▶ _Task directions_: Restrict the output to the lines below starting at the one that contains "Write a component" and ending at the one that contains "const categories = ['FI', 'FII', 'FIII', 'FIV'];", and restate them word for word, both ends included.

▶ _Supplied records_:

● ● ●

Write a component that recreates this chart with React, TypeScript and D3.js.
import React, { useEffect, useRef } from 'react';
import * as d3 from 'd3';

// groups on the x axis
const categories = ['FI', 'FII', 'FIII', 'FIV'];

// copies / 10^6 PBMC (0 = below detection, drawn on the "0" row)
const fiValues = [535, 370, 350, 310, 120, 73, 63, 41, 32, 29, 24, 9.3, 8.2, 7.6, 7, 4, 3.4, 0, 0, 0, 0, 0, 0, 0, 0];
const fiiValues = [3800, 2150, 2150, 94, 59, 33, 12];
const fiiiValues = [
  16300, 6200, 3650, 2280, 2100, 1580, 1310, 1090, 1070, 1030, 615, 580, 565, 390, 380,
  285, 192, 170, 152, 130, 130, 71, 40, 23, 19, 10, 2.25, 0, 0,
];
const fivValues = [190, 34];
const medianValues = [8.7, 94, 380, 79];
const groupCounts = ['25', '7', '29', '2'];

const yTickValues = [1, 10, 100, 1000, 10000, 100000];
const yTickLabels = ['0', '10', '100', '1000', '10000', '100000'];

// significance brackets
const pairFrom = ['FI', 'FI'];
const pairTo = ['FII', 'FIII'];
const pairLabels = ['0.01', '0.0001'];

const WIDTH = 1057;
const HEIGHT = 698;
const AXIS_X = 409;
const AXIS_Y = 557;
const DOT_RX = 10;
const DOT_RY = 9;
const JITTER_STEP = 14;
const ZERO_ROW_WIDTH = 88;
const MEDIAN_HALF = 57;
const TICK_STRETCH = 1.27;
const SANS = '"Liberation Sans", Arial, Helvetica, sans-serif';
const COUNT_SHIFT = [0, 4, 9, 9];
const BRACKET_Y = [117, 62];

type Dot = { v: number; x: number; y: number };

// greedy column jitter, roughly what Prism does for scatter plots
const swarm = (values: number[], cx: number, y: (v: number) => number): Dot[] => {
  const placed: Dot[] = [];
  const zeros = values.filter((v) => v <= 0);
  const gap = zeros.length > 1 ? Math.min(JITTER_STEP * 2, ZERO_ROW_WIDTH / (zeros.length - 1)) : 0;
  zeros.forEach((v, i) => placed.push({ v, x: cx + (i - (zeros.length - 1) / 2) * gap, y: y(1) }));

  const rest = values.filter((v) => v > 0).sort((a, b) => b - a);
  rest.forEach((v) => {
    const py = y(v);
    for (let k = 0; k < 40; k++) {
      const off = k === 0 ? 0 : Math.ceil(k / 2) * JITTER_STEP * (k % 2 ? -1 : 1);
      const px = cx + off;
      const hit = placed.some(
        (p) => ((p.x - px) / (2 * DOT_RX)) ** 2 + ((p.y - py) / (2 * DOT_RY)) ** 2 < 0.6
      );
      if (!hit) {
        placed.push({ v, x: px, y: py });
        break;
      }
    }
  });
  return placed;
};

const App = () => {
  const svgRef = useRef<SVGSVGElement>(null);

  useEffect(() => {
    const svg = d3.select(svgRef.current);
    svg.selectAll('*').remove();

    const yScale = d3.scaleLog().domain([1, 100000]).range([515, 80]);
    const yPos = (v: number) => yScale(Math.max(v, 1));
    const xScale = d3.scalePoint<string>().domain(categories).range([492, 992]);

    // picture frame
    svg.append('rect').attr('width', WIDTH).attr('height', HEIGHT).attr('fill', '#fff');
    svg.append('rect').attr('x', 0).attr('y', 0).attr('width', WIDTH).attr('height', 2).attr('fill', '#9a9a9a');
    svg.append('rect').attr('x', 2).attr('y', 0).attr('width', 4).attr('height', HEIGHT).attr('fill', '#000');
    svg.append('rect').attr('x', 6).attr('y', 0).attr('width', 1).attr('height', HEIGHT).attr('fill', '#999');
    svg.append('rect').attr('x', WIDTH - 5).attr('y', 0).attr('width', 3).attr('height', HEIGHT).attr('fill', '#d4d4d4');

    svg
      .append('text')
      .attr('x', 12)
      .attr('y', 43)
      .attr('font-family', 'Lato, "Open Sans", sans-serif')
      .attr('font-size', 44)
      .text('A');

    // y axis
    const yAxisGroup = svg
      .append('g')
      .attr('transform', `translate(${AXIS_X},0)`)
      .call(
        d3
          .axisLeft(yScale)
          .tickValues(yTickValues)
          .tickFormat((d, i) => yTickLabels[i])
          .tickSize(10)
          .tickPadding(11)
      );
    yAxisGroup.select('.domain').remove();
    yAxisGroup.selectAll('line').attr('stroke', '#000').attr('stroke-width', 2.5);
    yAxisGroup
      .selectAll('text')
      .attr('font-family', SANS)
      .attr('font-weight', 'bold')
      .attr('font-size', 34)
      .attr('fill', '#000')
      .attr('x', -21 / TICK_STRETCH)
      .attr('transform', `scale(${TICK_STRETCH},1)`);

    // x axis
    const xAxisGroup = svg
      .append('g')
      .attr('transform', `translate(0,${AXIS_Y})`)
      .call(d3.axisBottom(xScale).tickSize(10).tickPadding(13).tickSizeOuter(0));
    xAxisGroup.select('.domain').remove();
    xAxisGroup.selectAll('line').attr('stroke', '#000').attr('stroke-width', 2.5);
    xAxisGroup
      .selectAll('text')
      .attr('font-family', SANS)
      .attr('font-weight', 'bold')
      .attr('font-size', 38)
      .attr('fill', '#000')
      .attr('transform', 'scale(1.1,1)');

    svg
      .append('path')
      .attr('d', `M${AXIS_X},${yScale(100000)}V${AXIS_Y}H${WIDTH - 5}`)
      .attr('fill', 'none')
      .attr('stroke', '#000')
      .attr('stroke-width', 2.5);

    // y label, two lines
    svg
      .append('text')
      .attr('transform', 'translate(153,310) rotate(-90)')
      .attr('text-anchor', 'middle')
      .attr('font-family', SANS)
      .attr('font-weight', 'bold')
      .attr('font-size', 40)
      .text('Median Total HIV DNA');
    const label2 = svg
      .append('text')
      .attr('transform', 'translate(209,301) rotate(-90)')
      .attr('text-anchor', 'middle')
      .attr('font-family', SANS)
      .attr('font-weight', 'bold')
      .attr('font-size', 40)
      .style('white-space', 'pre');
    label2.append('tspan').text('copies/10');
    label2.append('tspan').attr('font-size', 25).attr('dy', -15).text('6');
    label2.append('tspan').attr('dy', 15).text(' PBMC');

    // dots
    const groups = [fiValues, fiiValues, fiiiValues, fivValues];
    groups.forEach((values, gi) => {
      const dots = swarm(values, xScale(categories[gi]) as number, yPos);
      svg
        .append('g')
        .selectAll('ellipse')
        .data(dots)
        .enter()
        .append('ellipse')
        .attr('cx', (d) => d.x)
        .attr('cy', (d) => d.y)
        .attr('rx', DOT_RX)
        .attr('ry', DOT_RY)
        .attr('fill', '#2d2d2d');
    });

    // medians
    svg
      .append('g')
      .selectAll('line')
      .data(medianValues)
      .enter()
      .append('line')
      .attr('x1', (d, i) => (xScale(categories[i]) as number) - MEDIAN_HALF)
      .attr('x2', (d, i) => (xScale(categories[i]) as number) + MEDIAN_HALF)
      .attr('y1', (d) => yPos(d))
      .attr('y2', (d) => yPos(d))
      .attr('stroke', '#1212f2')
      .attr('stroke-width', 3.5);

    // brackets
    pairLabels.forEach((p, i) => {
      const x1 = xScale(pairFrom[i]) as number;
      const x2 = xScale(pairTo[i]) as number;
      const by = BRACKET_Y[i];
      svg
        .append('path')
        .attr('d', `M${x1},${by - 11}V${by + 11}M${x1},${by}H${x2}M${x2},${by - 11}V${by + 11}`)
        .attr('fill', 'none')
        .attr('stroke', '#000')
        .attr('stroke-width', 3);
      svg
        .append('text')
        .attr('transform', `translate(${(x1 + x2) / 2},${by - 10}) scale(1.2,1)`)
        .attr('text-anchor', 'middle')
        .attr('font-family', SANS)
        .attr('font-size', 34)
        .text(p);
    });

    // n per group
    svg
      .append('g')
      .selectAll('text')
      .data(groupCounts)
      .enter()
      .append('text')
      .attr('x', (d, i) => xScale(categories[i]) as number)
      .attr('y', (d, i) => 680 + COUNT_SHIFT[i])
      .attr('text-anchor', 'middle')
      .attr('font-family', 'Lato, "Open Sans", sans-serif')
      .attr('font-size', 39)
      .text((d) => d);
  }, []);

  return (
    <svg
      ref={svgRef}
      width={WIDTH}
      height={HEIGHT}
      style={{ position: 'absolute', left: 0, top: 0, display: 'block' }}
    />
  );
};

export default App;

● ● ●

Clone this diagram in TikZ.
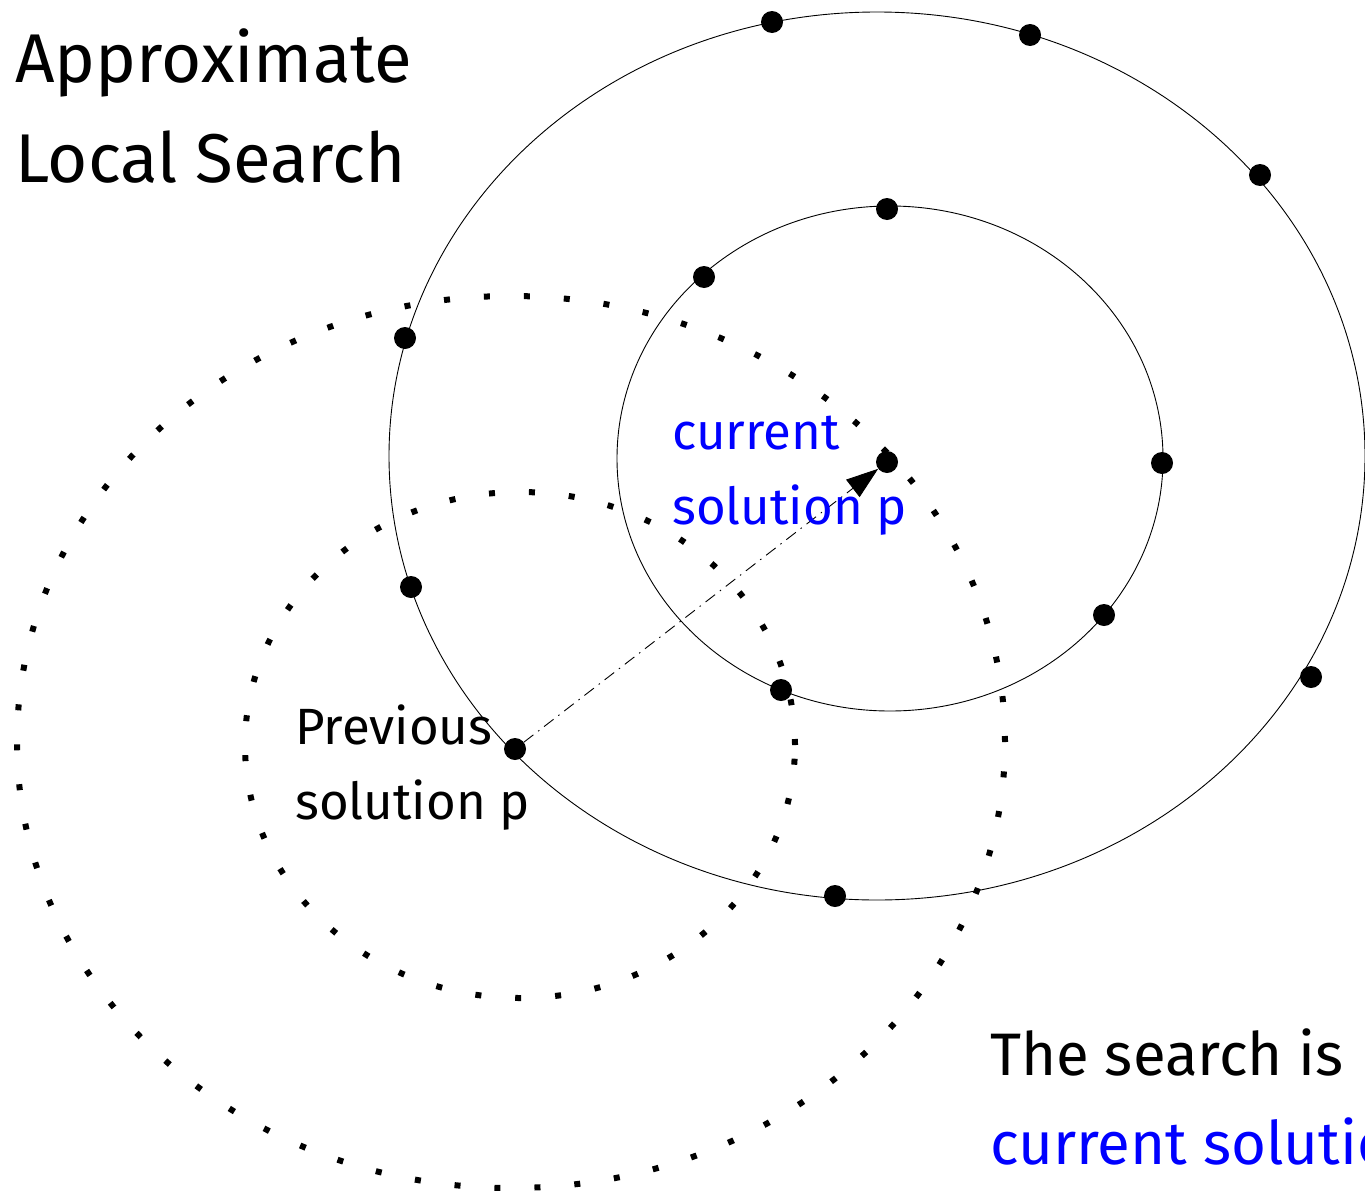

● ● ●

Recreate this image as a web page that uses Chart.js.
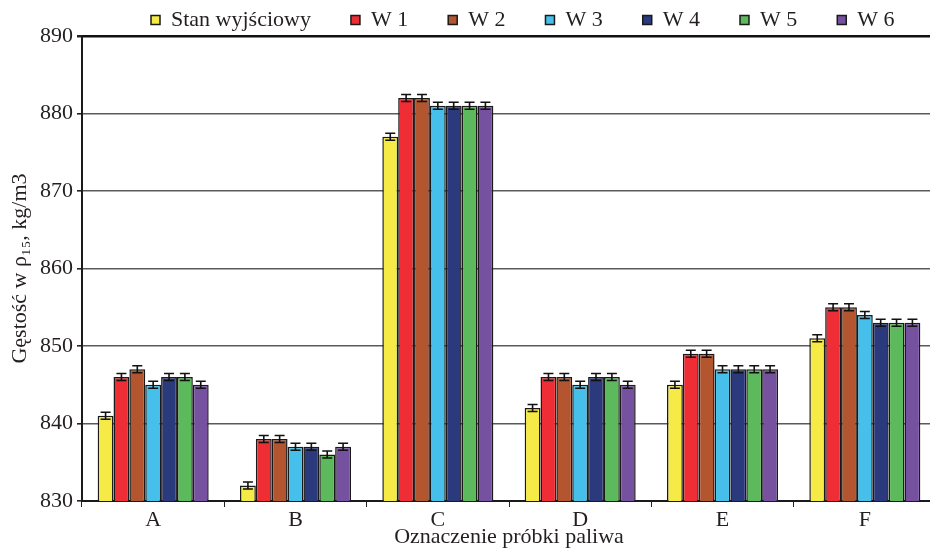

● ● ●

▶ _Finished answer_:
Write a component that recreates this chart with React, TypeScript and D3.js.
import React, { useEffect, useRef } from 'react';
import * as d3 from 'd3';

// groups on the x axis
const categories = ['FI', 'FII', 'FIII', 'FIV'];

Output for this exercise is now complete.